(Records with drawing code)
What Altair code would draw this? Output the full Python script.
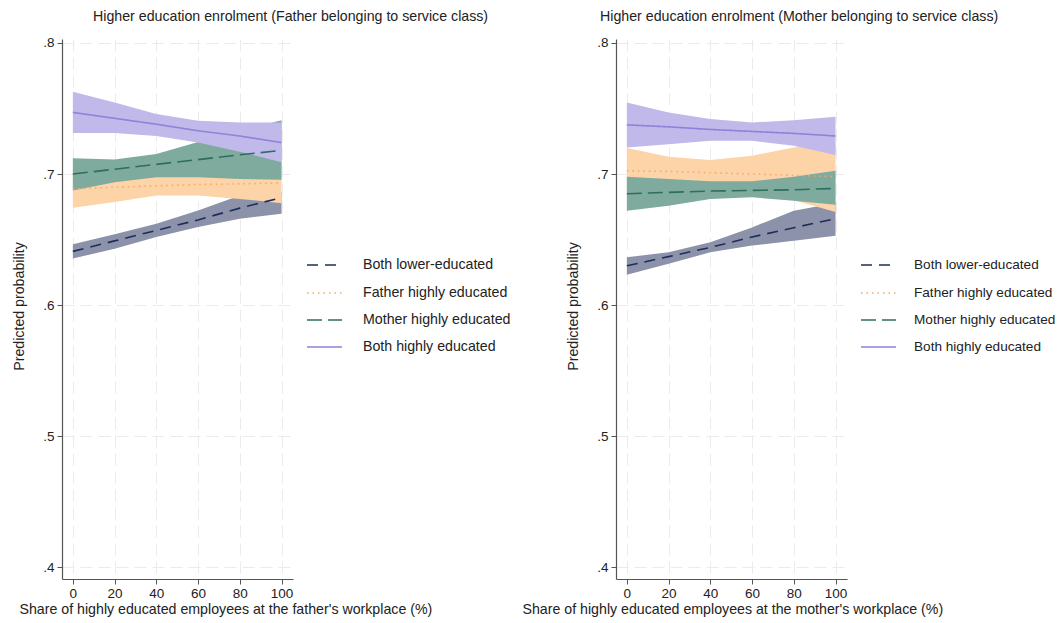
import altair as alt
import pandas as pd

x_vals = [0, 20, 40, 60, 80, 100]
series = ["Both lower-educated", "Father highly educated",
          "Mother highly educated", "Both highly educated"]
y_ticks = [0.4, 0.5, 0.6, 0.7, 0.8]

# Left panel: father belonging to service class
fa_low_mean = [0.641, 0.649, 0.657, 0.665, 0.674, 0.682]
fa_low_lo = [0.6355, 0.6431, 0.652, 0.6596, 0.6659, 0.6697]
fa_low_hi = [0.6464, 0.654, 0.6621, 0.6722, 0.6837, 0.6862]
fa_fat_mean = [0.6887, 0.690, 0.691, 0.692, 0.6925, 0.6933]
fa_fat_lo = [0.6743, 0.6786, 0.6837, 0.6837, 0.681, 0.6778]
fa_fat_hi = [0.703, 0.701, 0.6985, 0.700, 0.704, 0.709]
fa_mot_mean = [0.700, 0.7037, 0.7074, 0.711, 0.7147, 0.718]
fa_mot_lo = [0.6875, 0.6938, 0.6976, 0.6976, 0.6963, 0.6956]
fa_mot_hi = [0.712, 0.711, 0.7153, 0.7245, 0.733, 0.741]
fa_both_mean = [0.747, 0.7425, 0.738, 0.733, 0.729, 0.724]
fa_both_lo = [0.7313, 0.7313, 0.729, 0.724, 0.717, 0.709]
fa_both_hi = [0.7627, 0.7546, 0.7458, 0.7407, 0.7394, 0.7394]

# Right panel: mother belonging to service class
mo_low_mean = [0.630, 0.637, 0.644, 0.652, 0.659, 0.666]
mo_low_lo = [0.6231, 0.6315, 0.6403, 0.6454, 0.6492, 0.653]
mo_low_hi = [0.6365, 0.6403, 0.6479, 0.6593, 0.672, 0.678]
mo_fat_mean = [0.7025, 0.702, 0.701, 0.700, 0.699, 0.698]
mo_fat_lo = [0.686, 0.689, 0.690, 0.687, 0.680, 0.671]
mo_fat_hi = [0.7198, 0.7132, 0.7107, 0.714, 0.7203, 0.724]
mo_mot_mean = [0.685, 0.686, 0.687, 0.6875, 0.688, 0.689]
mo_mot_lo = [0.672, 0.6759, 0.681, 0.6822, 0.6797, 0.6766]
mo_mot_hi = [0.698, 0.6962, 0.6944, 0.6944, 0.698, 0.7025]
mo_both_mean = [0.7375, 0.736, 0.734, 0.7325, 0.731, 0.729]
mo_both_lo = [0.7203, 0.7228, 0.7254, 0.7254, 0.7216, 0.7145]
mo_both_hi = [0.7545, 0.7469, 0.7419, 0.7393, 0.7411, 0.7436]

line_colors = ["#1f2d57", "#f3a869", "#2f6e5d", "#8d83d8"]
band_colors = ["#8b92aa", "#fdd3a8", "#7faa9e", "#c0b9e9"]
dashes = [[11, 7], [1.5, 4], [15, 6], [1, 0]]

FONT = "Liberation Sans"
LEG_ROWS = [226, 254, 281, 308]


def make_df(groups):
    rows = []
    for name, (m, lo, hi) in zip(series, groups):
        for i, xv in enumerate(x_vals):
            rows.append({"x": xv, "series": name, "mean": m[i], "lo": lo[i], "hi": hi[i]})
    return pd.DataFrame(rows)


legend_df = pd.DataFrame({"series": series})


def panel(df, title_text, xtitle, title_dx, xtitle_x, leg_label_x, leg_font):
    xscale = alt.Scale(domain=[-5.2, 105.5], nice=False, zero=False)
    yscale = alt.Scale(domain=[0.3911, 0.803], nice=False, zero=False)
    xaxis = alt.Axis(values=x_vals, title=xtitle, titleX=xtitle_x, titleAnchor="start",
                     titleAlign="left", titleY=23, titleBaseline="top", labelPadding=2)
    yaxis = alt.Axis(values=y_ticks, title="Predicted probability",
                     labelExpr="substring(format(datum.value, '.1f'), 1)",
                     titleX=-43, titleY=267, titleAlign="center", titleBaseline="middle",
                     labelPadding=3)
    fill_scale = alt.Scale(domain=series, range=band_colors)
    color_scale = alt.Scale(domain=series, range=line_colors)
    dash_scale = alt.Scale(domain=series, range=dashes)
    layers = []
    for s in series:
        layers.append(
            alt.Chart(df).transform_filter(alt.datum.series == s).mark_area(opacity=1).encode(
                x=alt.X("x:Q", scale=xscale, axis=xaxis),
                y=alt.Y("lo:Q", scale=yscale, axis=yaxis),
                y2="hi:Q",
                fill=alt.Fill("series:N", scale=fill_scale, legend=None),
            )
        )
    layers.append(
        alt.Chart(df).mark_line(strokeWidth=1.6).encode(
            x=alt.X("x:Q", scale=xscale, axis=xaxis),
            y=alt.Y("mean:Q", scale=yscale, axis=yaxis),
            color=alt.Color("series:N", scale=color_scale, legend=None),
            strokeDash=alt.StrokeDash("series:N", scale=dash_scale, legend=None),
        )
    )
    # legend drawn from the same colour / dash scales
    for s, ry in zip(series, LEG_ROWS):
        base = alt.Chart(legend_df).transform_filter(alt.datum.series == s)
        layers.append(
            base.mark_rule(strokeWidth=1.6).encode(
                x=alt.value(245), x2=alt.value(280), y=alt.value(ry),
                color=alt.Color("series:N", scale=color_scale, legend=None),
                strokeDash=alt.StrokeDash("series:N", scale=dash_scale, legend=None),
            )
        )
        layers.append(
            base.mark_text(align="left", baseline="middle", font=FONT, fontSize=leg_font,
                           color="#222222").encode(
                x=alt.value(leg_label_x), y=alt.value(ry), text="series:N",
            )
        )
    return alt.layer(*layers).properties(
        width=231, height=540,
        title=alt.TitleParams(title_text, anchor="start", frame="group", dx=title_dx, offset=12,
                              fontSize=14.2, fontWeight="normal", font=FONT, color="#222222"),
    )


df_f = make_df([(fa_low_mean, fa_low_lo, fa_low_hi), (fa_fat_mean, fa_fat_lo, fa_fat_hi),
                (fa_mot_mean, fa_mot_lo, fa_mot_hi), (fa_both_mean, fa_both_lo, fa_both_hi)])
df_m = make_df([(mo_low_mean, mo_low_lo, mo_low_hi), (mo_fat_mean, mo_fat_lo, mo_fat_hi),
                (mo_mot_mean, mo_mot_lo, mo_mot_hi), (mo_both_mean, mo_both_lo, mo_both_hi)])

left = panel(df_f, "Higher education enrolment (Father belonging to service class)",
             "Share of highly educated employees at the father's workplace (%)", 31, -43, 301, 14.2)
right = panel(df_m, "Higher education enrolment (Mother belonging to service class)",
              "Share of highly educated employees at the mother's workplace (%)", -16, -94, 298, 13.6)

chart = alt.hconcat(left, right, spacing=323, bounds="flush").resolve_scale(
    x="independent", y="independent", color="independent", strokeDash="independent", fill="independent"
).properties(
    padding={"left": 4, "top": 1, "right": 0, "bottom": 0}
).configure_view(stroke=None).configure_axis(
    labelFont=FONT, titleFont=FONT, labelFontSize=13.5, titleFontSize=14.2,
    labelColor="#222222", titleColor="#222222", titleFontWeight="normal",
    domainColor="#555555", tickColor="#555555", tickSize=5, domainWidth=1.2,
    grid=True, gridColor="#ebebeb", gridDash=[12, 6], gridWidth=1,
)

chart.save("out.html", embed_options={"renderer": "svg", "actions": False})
==
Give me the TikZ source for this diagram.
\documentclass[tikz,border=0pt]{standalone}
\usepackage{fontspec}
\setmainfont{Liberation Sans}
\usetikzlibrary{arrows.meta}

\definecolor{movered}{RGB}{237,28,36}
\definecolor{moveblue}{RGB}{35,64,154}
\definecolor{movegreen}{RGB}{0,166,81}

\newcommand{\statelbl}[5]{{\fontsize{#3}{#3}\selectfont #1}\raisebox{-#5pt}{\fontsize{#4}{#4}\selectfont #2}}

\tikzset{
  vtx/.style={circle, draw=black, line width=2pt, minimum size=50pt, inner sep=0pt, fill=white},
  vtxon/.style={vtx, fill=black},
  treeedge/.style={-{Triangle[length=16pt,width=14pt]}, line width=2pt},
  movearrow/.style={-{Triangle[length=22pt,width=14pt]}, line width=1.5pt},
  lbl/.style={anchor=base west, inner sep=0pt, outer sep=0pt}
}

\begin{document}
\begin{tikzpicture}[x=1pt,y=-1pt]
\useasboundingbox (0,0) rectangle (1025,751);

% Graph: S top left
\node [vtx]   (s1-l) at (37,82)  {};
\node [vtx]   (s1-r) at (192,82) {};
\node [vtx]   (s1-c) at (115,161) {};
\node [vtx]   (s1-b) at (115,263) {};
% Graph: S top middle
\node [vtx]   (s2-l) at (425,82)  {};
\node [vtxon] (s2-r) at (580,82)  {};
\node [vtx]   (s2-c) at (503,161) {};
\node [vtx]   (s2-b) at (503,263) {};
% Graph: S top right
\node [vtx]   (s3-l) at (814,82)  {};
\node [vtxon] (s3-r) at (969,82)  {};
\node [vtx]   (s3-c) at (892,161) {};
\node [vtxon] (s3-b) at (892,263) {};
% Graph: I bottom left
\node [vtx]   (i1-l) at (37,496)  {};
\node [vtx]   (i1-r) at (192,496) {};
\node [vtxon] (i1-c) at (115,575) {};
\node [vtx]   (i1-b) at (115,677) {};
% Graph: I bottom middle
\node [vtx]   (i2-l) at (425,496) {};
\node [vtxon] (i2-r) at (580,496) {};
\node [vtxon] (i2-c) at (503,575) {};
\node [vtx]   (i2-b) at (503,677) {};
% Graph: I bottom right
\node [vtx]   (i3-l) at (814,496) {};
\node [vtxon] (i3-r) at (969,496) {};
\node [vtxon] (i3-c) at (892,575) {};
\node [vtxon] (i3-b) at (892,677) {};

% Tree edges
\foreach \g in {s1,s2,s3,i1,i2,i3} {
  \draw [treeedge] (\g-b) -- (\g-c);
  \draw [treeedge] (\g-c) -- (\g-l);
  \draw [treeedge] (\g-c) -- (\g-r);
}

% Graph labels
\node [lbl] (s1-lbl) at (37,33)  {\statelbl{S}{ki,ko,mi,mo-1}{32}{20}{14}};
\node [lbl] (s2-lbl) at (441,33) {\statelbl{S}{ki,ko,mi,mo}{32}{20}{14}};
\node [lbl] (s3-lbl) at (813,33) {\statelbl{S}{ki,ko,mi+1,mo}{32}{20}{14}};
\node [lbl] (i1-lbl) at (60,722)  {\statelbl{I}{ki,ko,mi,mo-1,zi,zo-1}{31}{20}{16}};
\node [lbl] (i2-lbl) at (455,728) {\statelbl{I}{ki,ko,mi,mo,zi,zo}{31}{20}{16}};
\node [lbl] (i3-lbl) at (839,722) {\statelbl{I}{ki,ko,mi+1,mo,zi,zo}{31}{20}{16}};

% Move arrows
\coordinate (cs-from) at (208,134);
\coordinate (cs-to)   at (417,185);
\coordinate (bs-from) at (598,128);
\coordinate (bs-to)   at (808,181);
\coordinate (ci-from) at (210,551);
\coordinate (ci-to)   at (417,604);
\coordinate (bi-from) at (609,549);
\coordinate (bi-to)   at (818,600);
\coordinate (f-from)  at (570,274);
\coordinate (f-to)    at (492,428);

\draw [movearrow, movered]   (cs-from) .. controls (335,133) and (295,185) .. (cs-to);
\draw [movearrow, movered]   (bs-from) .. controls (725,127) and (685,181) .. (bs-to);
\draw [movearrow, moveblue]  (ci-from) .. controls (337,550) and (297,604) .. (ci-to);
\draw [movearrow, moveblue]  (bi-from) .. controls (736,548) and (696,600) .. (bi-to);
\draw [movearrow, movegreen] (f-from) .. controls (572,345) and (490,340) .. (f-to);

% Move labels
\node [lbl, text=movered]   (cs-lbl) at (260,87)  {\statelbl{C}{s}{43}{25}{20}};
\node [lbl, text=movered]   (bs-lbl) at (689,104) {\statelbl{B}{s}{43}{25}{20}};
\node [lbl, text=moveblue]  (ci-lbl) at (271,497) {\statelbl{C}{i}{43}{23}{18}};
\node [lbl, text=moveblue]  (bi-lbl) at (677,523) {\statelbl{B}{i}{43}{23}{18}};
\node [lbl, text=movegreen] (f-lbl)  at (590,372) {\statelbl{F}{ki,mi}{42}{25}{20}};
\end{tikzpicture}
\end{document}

● **WHAT YOU WILL DO**
Exactly reproduce the stretch that starts at the line containing "What Altair code" and ends at the line containing "LEG_ROWS = [226, 254, 281, 308]", both ends included; leave any pictures out.

● **FINISHED EXERCISE**
What Altair code would draw this? Output the full Python script.
import altair as alt
import pandas as pd

x_vals = [0, 20, 40, 60, 80, 100]
series = ["Both lower-educated", "Father highly educated",
          "Mother highly educated", "Both highly educated"]
y_ticks = [0.4, 0.5, 0.6, 0.7, 0.8]

# Left panel: father belonging to service class
fa_low_mean = [0.641, 0.649, 0.657, 0.665, 0.674, 0.682]
fa_low_lo = [0.6355, 0.6431, 0.652, 0.6596, 0.6659, 0.6697]
fa_low_hi = [0.6464, 0.654, 0.6621, 0.6722, 0.6837, 0.6862]
fa_fat_mean = [0.6887, 0.690, 0.691, 0.692, 0.6925, 0.6933]
fa_fat_lo = [0.6743, 0.6786, 0.6837, 0.6837, 0.681, 0.6778]
fa_fat_hi = [0.703, 0.701, 0.6985, 0.700, 0.704, 0.709]
fa_mot_mean = [0.700, 0.7037, 0.7074, 0.711, 0.7147, 0.718]
fa_mot_lo = [0.6875, 0.6938, 0.6976, 0.6976, 0.6963, 0.6956]
fa_mot_hi = [0.712, 0.711, 0.7153, 0.7245, 0.733, 0.741]
fa_both_mean = [0.747, 0.7425, 0.738, 0.733, 0.729, 0.724]
fa_both_lo = [0.7313, 0.7313, 0.729, 0.724, 0.717, 0.709]
fa_both_hi = [0.7627, 0.7546, 0.7458, 0.7407, 0.7394, 0.7394]

# Right panel: mother belonging to service class
mo_low_mean = [0.630, 0.637, 0.644, 0.652, 0.659, 0.666]
mo_low_lo = [0.6231, 0.6315, 0.6403, 0.6454, 0.6492, 0.653]
mo_low_hi = [0.6365, 0.6403, 0.6479, 0.6593, 0.672, 0.678]
mo_fat_mean = [0.7025, 0.702, 0.701, 0.700, 0.699, 0.698]
mo_fat_lo = [0.686, 0.689, 0.690, 0.687, 0.680, 0.671]
mo_fat_hi = [0.7198, 0.7132, 0.7107, 0.714, 0.7203, 0.724]
mo_mot_mean = [0.685, 0.686, 0.687, 0.6875, 0.688, 0.689]
mo_mot_lo = [0.672, 0.6759, 0.681, 0.6822, 0.6797, 0.6766]
mo_mot_hi = [0.698, 0.6962, 0.6944, 0.6944, 0.698, 0.7025]
mo_both_mean = [0.7375, 0.736, 0.734, 0.7325, 0.731, 0.729]
mo_both_lo = [0.7203, 0.7228, 0.7254, 0.7254, 0.7216, 0.7145]
mo_both_hi = [0.7545, 0.7469, 0.7419, 0.7393, 0.7411, 0.7436]

line_colors = ["#1f2d57", "#f3a869", "#2f6e5d", "#8d83d8"]
band_colors = ["#8b92aa", "#fdd3a8", "#7faa9e", "#c0b9e9"]
dashes = [[11, 7], [1.5, 4], [15, 6], [1, 0]]

FONT = "Liberation Sans"
LEG_ROWS = [226, 254, 281, 308]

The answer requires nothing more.